*What you have to do*.
State the number of lines, and only that number, in which the word "this" appears.

(Raw records)
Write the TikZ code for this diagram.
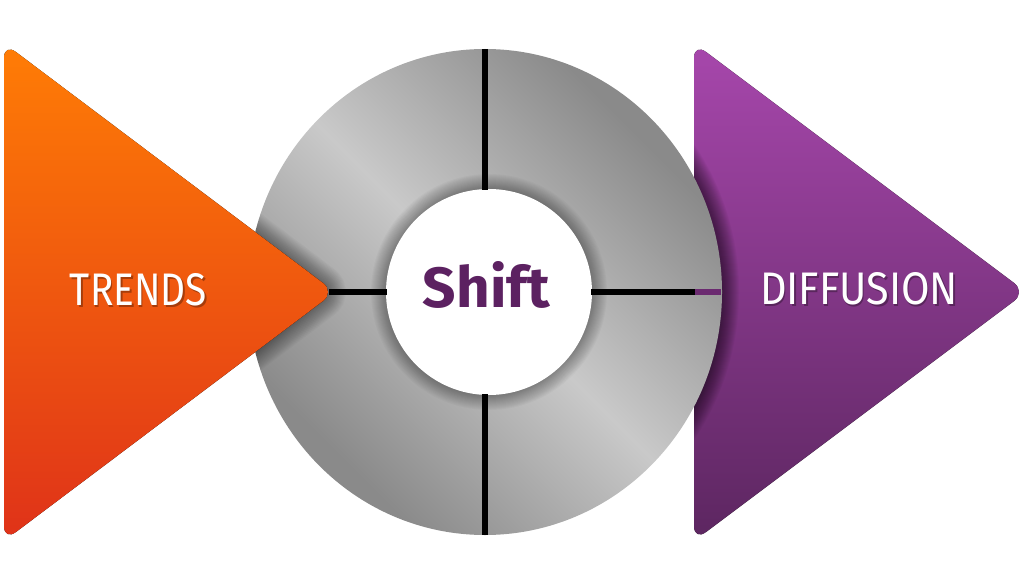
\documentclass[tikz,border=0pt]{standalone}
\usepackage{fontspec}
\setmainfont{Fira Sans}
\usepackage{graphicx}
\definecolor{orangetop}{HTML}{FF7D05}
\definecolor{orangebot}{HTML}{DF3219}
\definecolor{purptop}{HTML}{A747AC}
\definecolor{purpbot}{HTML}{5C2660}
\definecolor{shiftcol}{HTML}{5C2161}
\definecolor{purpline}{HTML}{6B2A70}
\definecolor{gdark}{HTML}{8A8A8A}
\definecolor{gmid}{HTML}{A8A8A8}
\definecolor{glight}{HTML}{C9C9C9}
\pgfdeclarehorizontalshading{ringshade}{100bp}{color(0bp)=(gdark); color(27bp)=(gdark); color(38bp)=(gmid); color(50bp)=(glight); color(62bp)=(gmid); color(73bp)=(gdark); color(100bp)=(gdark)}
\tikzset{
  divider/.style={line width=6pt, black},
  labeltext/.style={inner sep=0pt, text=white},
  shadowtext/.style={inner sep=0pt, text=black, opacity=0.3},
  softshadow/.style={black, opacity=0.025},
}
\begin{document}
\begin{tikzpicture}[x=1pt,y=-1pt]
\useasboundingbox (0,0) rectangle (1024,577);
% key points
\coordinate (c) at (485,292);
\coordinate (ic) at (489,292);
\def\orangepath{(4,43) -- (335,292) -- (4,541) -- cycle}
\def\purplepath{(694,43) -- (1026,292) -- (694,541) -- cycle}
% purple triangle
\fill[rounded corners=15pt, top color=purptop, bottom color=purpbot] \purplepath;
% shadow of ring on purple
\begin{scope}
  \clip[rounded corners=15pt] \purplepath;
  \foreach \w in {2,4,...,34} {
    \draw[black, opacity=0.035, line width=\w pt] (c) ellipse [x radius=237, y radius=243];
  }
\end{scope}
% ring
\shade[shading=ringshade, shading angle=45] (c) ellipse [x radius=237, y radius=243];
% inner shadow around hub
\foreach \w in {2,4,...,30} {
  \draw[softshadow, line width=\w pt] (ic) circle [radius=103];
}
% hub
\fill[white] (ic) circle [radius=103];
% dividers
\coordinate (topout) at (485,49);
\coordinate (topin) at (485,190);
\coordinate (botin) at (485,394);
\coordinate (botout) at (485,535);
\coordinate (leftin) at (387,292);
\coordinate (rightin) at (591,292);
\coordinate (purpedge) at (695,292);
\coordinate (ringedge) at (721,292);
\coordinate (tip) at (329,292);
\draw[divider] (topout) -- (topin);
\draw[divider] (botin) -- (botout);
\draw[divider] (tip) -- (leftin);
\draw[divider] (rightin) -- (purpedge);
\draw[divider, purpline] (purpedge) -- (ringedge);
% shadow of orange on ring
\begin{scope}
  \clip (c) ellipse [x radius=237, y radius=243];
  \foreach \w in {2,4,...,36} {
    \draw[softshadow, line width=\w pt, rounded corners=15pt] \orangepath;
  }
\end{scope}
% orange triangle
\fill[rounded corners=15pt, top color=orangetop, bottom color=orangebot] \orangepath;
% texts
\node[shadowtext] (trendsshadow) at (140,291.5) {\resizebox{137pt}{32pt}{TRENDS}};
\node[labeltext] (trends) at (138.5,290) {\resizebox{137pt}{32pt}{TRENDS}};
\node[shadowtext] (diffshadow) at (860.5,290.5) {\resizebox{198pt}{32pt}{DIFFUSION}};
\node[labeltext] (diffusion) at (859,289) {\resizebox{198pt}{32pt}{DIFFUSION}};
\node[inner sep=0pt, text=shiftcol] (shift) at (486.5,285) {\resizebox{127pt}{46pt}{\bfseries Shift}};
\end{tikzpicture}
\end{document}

==

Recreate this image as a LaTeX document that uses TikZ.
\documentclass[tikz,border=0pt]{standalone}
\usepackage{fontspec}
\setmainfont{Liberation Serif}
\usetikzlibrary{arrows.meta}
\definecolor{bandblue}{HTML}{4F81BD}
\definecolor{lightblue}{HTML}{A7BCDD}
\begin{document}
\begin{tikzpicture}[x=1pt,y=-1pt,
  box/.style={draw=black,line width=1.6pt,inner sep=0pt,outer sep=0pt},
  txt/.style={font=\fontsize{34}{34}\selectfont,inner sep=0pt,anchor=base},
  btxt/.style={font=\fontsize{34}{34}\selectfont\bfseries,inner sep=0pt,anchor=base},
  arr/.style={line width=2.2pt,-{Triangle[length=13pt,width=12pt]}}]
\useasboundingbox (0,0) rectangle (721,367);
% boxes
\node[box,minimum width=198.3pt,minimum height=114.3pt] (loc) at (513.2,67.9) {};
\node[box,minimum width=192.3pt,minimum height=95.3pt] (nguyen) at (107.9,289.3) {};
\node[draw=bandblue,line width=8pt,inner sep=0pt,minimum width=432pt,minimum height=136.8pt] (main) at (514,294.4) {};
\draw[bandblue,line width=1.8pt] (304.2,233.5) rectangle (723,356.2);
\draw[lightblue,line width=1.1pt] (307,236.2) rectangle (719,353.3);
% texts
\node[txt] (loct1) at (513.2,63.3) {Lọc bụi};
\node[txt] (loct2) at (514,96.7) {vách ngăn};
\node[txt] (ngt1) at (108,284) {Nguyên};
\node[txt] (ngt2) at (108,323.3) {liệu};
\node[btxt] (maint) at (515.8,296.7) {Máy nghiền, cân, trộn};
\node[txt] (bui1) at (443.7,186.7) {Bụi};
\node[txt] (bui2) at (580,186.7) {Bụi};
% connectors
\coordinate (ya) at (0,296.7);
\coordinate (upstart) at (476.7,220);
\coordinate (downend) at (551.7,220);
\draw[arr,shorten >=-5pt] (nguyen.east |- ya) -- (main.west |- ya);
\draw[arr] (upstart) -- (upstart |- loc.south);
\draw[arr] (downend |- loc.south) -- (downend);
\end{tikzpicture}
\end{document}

* * *

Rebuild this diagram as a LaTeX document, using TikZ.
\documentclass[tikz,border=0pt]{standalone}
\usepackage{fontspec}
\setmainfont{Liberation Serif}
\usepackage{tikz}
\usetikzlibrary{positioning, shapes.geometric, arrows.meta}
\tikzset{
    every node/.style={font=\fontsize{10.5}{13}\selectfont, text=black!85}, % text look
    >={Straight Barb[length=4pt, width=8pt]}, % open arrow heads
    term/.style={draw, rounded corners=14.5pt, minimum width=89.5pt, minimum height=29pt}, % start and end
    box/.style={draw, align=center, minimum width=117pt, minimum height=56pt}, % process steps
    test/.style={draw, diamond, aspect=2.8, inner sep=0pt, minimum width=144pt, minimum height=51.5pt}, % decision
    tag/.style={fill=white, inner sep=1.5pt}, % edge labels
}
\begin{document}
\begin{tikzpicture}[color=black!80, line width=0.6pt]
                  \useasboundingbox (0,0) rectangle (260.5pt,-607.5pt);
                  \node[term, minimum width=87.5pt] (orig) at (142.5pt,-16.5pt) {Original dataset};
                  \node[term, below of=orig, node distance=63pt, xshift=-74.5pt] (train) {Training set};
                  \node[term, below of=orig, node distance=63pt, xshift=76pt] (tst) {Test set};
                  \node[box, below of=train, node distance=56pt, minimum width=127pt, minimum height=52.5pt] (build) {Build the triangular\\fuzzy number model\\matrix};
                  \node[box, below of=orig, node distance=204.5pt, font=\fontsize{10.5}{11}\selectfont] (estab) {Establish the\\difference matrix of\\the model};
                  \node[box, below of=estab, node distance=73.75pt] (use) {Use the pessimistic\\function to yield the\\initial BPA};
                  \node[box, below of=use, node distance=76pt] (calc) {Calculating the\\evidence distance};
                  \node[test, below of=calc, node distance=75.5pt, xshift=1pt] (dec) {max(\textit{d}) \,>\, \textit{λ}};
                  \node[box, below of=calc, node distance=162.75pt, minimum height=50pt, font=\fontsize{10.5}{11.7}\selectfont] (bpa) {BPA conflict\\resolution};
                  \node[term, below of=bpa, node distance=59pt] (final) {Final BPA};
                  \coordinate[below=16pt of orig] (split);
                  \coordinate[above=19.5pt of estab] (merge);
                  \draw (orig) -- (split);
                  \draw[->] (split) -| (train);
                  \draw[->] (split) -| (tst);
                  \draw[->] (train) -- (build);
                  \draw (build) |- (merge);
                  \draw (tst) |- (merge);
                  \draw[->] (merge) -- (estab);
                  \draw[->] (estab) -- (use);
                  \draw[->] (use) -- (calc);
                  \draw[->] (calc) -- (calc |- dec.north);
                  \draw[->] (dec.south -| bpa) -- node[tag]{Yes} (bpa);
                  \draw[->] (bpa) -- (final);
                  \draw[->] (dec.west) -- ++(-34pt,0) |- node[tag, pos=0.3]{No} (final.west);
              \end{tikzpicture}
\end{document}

*Finished exercise*.
3